Dark sky rising : Reconstruction and the dawn of Jim Crow

Henry Louis Gates

973.00496 /Gates
History, Nonfiction, Black History

"This is a story about America and the shaping of its democratic values during the Reconstruction era, one of our country's most pivotal and misunderstood chapters. In this stirring account of the Civil War, emancipation, and the struggle for rights and reunion that followed, one of the premier US scholars delivers a book that is as illuminating as it is timely. Real-life accounts of heroism, grit, betrayal, and bravery drive this book's narrative, spanning America's history from 1861 to 1915 and drawing parallels with today. Topics include the destruction of slavery, the Reconstruction Amendments, and African American resilience in times of racial unrest. Notable figures cited throughout include Frederick Douglass, Abraham Lincoln, Henry Adams, Booker T. Washington, Harriet Jacobs, Charlotte Forten, W.E.B. Du Bois, and more. Here, you will come face-to-face with America's challenge to create a society in which black and white citizens could, after a violent civil war, find a lasting peace without new lines of inequality and separation being drawn.

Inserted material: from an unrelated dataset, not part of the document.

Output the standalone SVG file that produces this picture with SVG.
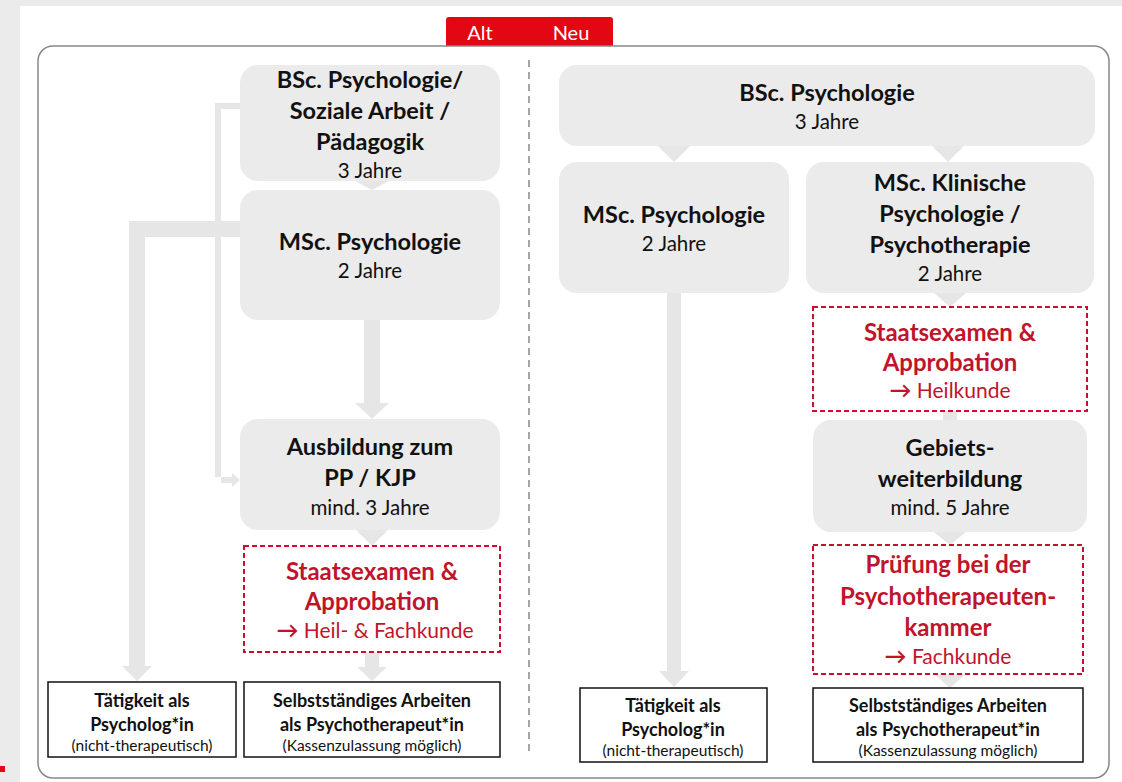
<svg xmlns="http://www.w3.org/2000/svg" width="1122" height="782" viewBox="0 0 1122 782">
<style>
.box{fill:#ebebeb}
.ex{fill:#fff;stroke:#c8102e;stroke-width:2;stroke-dasharray:5 3}
.out{fill:#fff;stroke:#111;stroke-width:1.5}
.arr{fill:#e6e6e6}
text{font-family:Lato,"Liberation Sans",sans-serif;text-anchor:middle}
.h{font-size:23.5px;font-weight:bold;fill:#111}
.s{font-size:20.5px;fill:#111}
.rh{font-size:24px;font-weight:bold;fill:#c0142c}
.rs{font-size:21px;fill:#c0142c}
.ar{font-weight:bold;font-size:22px}
.bh{font-size:18px;font-weight:bold;fill:#111}
.bs{font-size:15.5px;fill:#111}
.tab{font-size:20px;fill:#fff}
</style>
<rect x="0" y="0" width="1122" height="782" fill="#ebebeb"/>
<rect x="20" y="6" width="1102" height="776" fill="#fff"/>
<rect x="0" y="766" width="5" height="6" fill="#e30613"/>
<g id="frame">
<path d="M446 46 V20 Q446 17 449 17 H610 Q613 17 613 20 V46 Z" fill="#e30613"/>
<text class="tab" x="480" y="40">Alt</text>
<text class="tab" x="571" y="40">Neu</text>
<rect x="38" y="46" width="1071" height="732" rx="15" fill="none" stroke="#888" stroke-width="1.5"/>
<line x1="529" y1="60" x2="529" y2="752" stroke="#888" stroke-width="1.5" stroke-dasharray="7 5"/>
</g>
<g id="connectors">
<path class="arr" d="M240 103 H215 V477 H232 V473 L240 480 L232 487 V483 H221 V109 H240 Z"/>
<path class="arr" d="M240 221 H129 V666 H122 L137 681 L152 666 H145 V237 H240 Z"/>
<path class="arr" d="M364 320 H380 V403 H389 L372 419 L355 403 H364 Z"/>
<path class="arr" d="M355 181 H389 L372 190 Z"/>
<path class="arr" d="M356 530 H388 L372 546 Z"/>
<path class="arr" d="M365 652 H379 V667 H387 L372 681 L357 667 H365 Z"/>
<path class="arr" d="M658 146 H690 L674 162 Z"/>
<path class="arr" d="M932 146 H964 L948 162 Z"/>
<path class="arr" d="M667 293 H681 V671 H689 L674 687 L659 671 H667 Z"/>
<path class="arr" d="M934 293 H966 L950 307 Z"/>
<path class="arr" d="M943 411 H957 V420 H943 Z"/>
<path class="arr" d="M934 532 H966 L950 545 Z"/>
<path class="arr" d="M934 674 H966 L950 688 Z"/>
</g>
<g id="alt-bsc">
<rect class="box" x="240" y="65" width="260" height="116" rx="18"/>
<text class="h" x="370" y="88">BSc. Psychologie/</text>
<text class="h" x="370" y="119">Soziale Arbeit /</text>
<text class="h" x="370" y="150">Pädagogik</text>
<text class="s" x="370" y="178">3 Jahre</text>
</g>
<g id="alt-msc">
<rect class="box" x="240" y="190" width="260" height="130" rx="18"/>
<text class="h" x="370" y="250">MSc. Psychologie</text>
<text class="s" x="370" y="278">2 Jahre</text>
</g>
<g id="alt-ausbildung">
<rect class="box" x="240" y="419" width="260" height="111" rx="18"/>
<text class="h" x="370" y="455">Ausbildung zum</text>
<text class="h" x="370" y="486">PP / KJP</text>
<text class="s" x="370" y="515">mind. 3 Jahre</text>
</g>
<g id="alt-staatsexamen">
<rect class="ex" x="244" y="546" width="256" height="106"/>
<text class="rh" x="372" y="580">Staatsexamen &amp;</text>
<text class="rh" x="372" y="610">Approbation</text>
<text class="rs" x="375" y="638"><tspan class="ar">→</tspan> Heil- &amp; Fachkunde</text>
</g>
<g id="alt-taetigkeit">
<rect class="out" x="48" y="682" width="188" height="75"/>
<text class="bh" x="142" y="707">Tätigkeit als</text>
<text class="bh" x="142" y="731">Psycholog*in</text>
<text class="bs" x="142" y="751">(nicht-therapeutisch)</text>
</g>
<g id="alt-selbst">
<rect class="out" x="244" y="682" width="256" height="75"/>
<text class="bh" x="372" y="707">Selbstständiges Arbeiten</text>
<text class="bh" x="372" y="731">als Psychotherapeut*in</text>
<text class="bs" x="372" y="751">(Kassenzulassung möglich)</text>
</g>
<g id="neu-bsc">
<rect class="box" x="559" y="65" width="536" height="81" rx="18"/>
<text class="h" x="827" y="101">BSc. Psychologie</text>
<text class="s" x="827" y="129">3 Jahre</text>
</g>
<g id="neu-msc">
<rect class="box" x="559" y="162" width="230" height="131" rx="18"/>
<text class="h" x="674" y="223">MSc. Psychologie</text>
<text class="s" x="674" y="251">2 Jahre</text>
</g>
<g id="neu-msc-klin">
<rect class="box" x="806" y="162" width="288" height="131" rx="18"/>
<text class="h" x="950" y="191">MSc. Klinische</text>
<text class="h" x="950" y="222">Psychologie /</text>
<text class="h" x="950" y="253">Psychotherapie</text>
<text class="s" x="950" y="281">2 Jahre</text>
</g>
<g id="neu-staatsexamen">
<rect class="ex" x="813" y="307" width="274" height="104"/>
<text class="rh" x="950" y="341">Staatsexamen &amp;</text>
<text class="rh" x="950" y="371">Approbation</text>
<text class="rs" x="950" y="398"><tspan class="ar">→</tspan> Heilkunde</text>
</g>
<g id="neu-gebiet">
<rect class="box" x="813" y="420" width="274" height="112" rx="18"/>
<text class="h" x="950" y="456">Gebiets-</text>
<text class="h" x="950" y="487">weiterbildung</text>
<text class="s" x="950" y="515">mind. 5 Jahre</text>
</g>
<g id="neu-pruefung">
<rect class="ex" x="813" y="545" width="270" height="129"/>
<text class="rh" x="948" y="573">Prüfung bei der</text>
<text class="rh" x="948" y="605">Psychotherapeuten-</text>
<text class="rh" x="948" y="636">kammer</text>
<text class="rs" x="948" y="664"><tspan class="ar">→</tspan> Fachkunde</text>
</g>
<g id="neu-taetigkeit">
<rect class="out" x="580" y="688" width="187" height="74"/>
<text class="bh" x="673" y="712">Tätigkeit als</text>
<text class="bh" x="673" y="736">Psycholog*in</text>
<text class="bs" x="673" y="756">(nicht-therapeutisch)</text>
</g>
<g id="neu-selbst">
<rect class="out" x="813" y="688" width="270" height="74"/>
<text class="bh" x="948" y="712">Selbstständiges Arbeiten</text>
<text class="bh" x="948" y="736">als Psychotherapeut*in</text>
<text class="bs" x="948" y="756">(Kassenzulassung möglich)</text>
</g>
</svg>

The people and events of that noble experiment, and its violent overthrow and eventual undermining in the Jim Crow era, are central to this story. In introducing them to young readers, Professor Henry Louis Gates, Jr., shares a history that remains vitally relevant to the challenges of our own time."--Dust jacket.

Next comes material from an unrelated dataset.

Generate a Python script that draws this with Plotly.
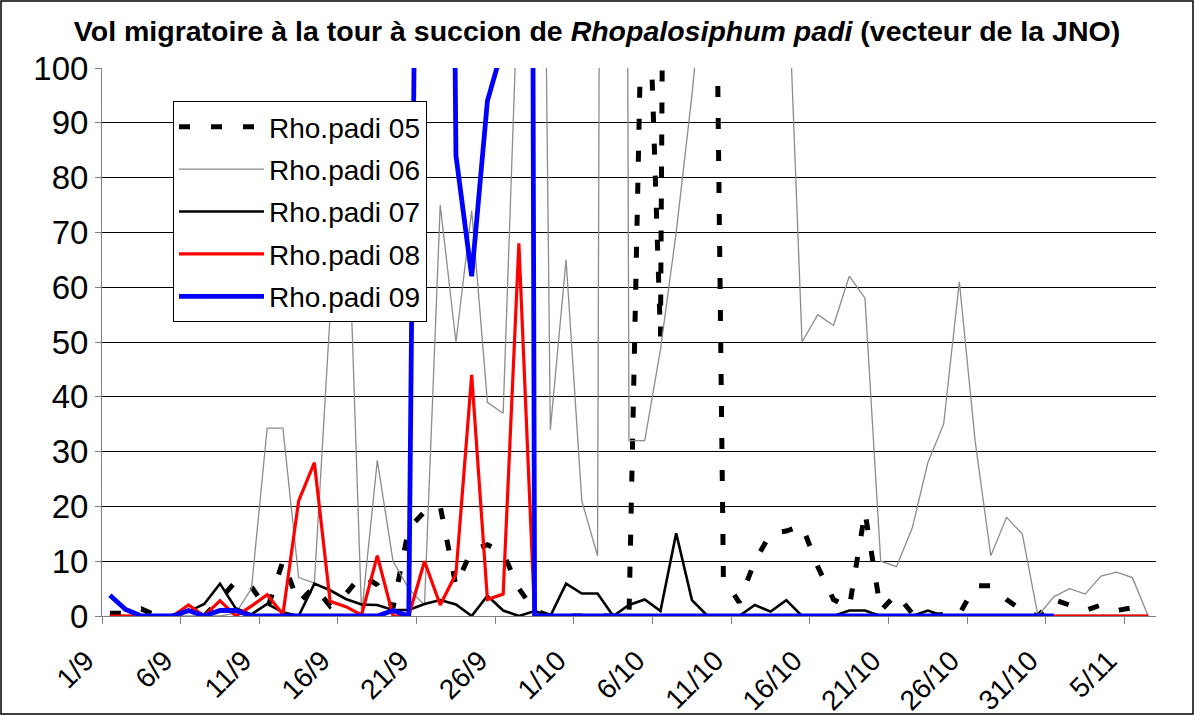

Girl in black and white : the story of Mary Mildred Williams and the abolition movement

Jessie Morgan-Owens

973.00496 /Morgan-Owens
History, Nonfiction, Black History

"The riveting, little-known story of Mary Mildred Williams--a slave girl who looked 'white'--whose photograph transformed the abolitionist movement. When a decades-long court battle resulted in her family's freedom in 1855, seven-year-old Mary Mildred Williams unexpectedly became the face of American slavery. During a sold-out abolitionist lecture series, Senator Charles Sumner paraded Mary in front of rapt audiences as evidence that slavery knew no bounds. Weaving together long-overlooked primary sources and arresting images, including the daguerreotype that turned Mary into the poster child of a movement, Jessie Morgan-Owens investigates tangled generations of sexual enslavement and the fraught politics that led Mary to Sumner. She restores Mary's story to history and uncovers a dramatic narrative of travels along the Underground Railroad, relationships tested by oppression, and the struggles of life after emancipation. The result is an exposé of the thorny racial politics of the abolitionist movement and the pervasive colorism that dictated where white sympathy lay--one that sheds light on a shameful legacy that still affects us profoundly today"--

They were her property : white women as slave owners in the American South

Stephanie E. Jones-Rogers

973.00496 /Jones-Rogers
History, Nonfiction, Black History

"Bridging women's history, the history of the South, and African American history, this book makes a bold argument about the role of white women in American slavery. Historian Stephanie E. Jones-Rogers draws on a variety of sources to show that slave-owning women were sophisticated economic actors who directly engaged in and benefited from the South's slave market. Because women typically inherited more slaves than land, enslaved people were often their primary source of wealth. Not only did white women often refuse to cede ownership of their slaves to their husbands, they employed management techniques that were as effective and brutal as those used by slave-owning men. White women actively participated in the slave market, profited from it, and used it for economic and social empowerment. By examining the economically entangled lives of enslaved people and slave-owning women, Jones-Rogers presents a narrative that forces us to rethink the economics and social conventions of slaveholding America"--

Unexampled courage : the blinding of Sgt. Isaac Woodard and the awakening of President Harry S. Truman and Judge J. Waties Waring

Richard Gergel

973.00496 /Gergel
History, Nonfiction, Black History

Sergeant Isaac Woodard, a battlefield-decorated African American soldier, climbed aboard a Greyhound bus on February 12, 1946, in Augusta, Georgia, on his last leg home after three years of military service. Things suddenly went awry when a brief heated exchange with the bus driver resulted in Woodard's removal from the bus and his arrest in the small town of Batesburg, South Carolina. Shortly after the Batesburg police chief, Lynwood Shull, took Woodard into custody, he beat the soldier with his blackjack, blinding him. Details of Woodard's tragic encounter soon reached President Harry S. Truman. Outraged by the treatment of a uniformed American soldier, Truman wrote to his attorney general and made it clear that there was a need for an effective federal response. Within days, criminal civil rights charges were brought against Shull in the federal district court in South Carolina and Truman began establishing the first presidential committee on civil rights. Truman's committee recommended groundbreaking reforms, including ending segregation in the armed forces. On July 26, 1948, Truman, over vigorous opposition, issued Executive Order 9981, integrating the American military and marking the beginning of the end of Jim Crow. Shull was tried before United States District Judge J. Waties Waring, a Charleston patrician whose father was a Confederate veteran. An all-white jury quickly acquitted Shull, but Judge Waring was conscience-stricken by the failure of the justice system to hold the obviously culpable police chief accountable. Waring soon began issuing landmark civil rights decisions that rocked his native state and challenged the foundations of racial segregation and of black disenfranchisement. His courageous dissent in a 1951 school desegregation case, in which he declared segregation per se unconstitutional, became the model for the Supreme Court's unanimous decision in Brown v. Board of Education three years later. Richard Gergel's [book] details the long-overlooked story of the blinding of Sergeant Woodard and its transformative effect on President Truman, Judge Waring, and, ultimately, America's civil rights history. This is a story that deserves to be told, with all its pathos, its brutality, and its redemption of the American system of justice.